The intense pressures of improving efficiency, driving down costs, improving patient outcomes and generally doing more with less means healthcare organizations today face perhaps their toughest challenges. But I think the concept of ‘doing more with less’ is inherently flawed. It is imperative to do more, more effectively, with less. Quality matters. When efficiency programs focus solely on removing cost in a process, or speeding things, quality often suffers. Technology is a critical area of focus that healthcare organizations must embrace in order to realize the returns of truly becoming efficient, improving quality, and evolving the programs to offer greater value.
BYOD is an acronym we have all heard for a while now. For some organizations, bring-your-own-device is an opportunity to remove capital expense and improve the user experience (because the technology most people choose as a personal device is of higher quality and greater functionality than corporately supplied hardware).

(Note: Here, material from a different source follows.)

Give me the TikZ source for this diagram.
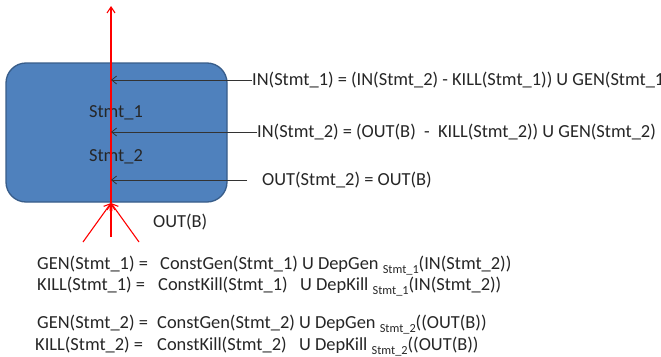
\documentclass[tikz,border=0pt]{standalone}
\usepackage{fontspec}
\setmainfont{Carlito}
\usetikzlibrary{arrows.meta}
\definecolor{blockfill}{RGB}{79,129,189}
\definecolor{blockedge}{RGB}{56,93,138}
\newcommand\lowsub[1]{\raisebox{-4pt}{\fontsize{12.3}{12}\selectfont #1}}
\tikzset{
  blockbox/.style={draw=blockedge, fill=blockfill, line width=1.3pt, rounded corners=20pt, inner sep=0pt},
  lbl/.style={inner sep=0pt, font=\fontsize{18.4}{20}\selectfont, text=black!85},
  eqn/.style={lbl, anchor=base west},
  flow/.style={draw=red, line width=1.1pt, -{Straight Barb[length=6pt,width=8pt]}},
  feed/.style={draw=black!80, line width=0.8pt, -{Straight Barb[length=5pt,width=8pt]}}
}
\begin{document}
\begin{tikzpicture}[x=1pt,y=-1pt]
\useasboundingbox[fill=white] (0,0) rectangle (661,356);

% basic block
\node (blk) [blockbox, minimum width=221pt, minimum height=139pt] at (116.5,132.5) {};
\node (s1) [lbl] at (116,113) {Stmt\_1};
\node (s2) [lbl] at (116,157) {Stmt\_2};

% red flow through the block
\coordinate (join) at (111,203);
\coordinate (top) at (111,6);
\coordinate (inL) at (83,242);
\coordinate (inM) at (111,237);
\coordinate (inR) at (139,242);
\draw[flow] (inL) -- (join);
\draw[flow] (inM) -- (join);
\draw[flow] (inR) -- (join);
\draw[flow] (join) -- (top);
\node (outb) [eqn] at (153,227) {OUT(B)};

% data-flow equations feeding the red line
\node (eq1) [eqn] at (252,85) {IN(Stmt\_1) = (IN(Stmt\_2) - KILL(Stmt\_1)) U GEN(Stmt\_1)};
\node (eq2) [eqn] at (257,137) {IN(Stmt\_2) = (OUT(B) \ - \ KILL(Stmt\_2)) U GEN(Stmt\_2)};
\node (eq3) [eqn] at (262,185) {OUT(Stmt\_2) = OUT(B)};
\coordinate (p1) at (111,80);
\coordinate (p2) at (111,132);
\coordinate (p3) at (111,180);
\coordinate (q3) at (247,180);
\draw[feed] (eq1.west |- p1) -- (p1);
\draw[feed] (eq2.west |- p2) -- (p2);
\draw[feed] (q3) -- (p3);

% GEN / KILL definitions
\node (g1l) [eqn] at (37,269) {GEN(Stmt\_1) =};
\node (g1r) [eqn] at (160,269) {ConstGen(Stmt\_1) U DepGen \lowsub{Stmt\_1}(IN(Stmt\_2))};
\node (k1l) [eqn] at (37,290) {KILL(Stmt\_1) =};
\node (k1r) [eqn] at (158,290) {ConstKill(Stmt\_1) \ \ U DepKill \lowsub{Stmt\_1}(IN(Stmt\_2))};
\node (g2l) [eqn] at (37,328) {GEN(Stmt\_2) =};
\node (g2r) [eqn] at (157,328) {ConstGen(Stmt\_2) U DepGen \lowsub{Stmt\_2}((OUT(B))};
\node (k2l) [eqn] at (35,350) {KILL(Stmt\_2) =};
\node (k2r) [eqn] at (157,350) {ConstKill(Stmt\_2) \ \ U DepKill \lowsub{Stmt\_2}((OUT(B))};
\end{tikzpicture}
\end{document}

For BYOD to work successfully, the basic network architecture, usually a robust wireless LAN, must provide ubiquitous network coverage and support a range of devices. Security is often cited as a primary concern in this space, and vendors of content management and mobile device management solutions propose controlling a BYOD device the same as any other device accessing the corporate network. The real challenge healthcare faces, however, is turning smartphones and tablets into healthcare-centric devices so that their functionality makes them a viable tool for the healthcare professional.
A device must be capable of:
- Accessing and editing electronic patient records, in real time, in a secure and traceable manner
- Integration and communication with other HL7-enabled devices and systems
- Providing a communication platform that allows multiple care providers to communicate collaboratively in a secure and traceable environment
- Receiving and escalating patient test results quickly
- Integration into clinical alarming systems
BYOD policies and mobility strategies need to consider how devices will be leveraged to actually improve communication between clinicians and other stakeholders and be able to provide:
- Increased mobility: Information (including clinical alarms) must be available and accessible at the right time, for the right person, on the right device
- Streamlined information access: The ability for critical information such as test results to be visible quickly for the providers who need it
- Improved patient care: The digitization of forms that were previously on paper so that caregivers can collaborate based on the most updated information
- Collaboration: A BYOD policy is pointless if devices cannot pass and access information securely; your platform should offer compliance tracking, security, and access to knowledge references and patient information
- Improved productivity: Your strategy has to focus on reducing the manual workload of managing patient information in order to increase the time caregivers spend with patients
The question of what types of systems and information a mobile device must have access to should also be addressed. A device must be capable of accessing and working with:
- Drug reference guides
- On-call scheduling
- Secure communications platform
- Electronic patient records and information
- Directory services
- Critical test results management
- Alarms and notifications from clinical systems
The ideal scenario is that a mobility strategy containing a BYOD policy also looks at the underlying communications platform and the integration of every clinical and non-clinical system. The goal is to optimize not the device, but the workflow. This is how healthcare organizations can truly realize the benefits of doing more, more effectively, with less.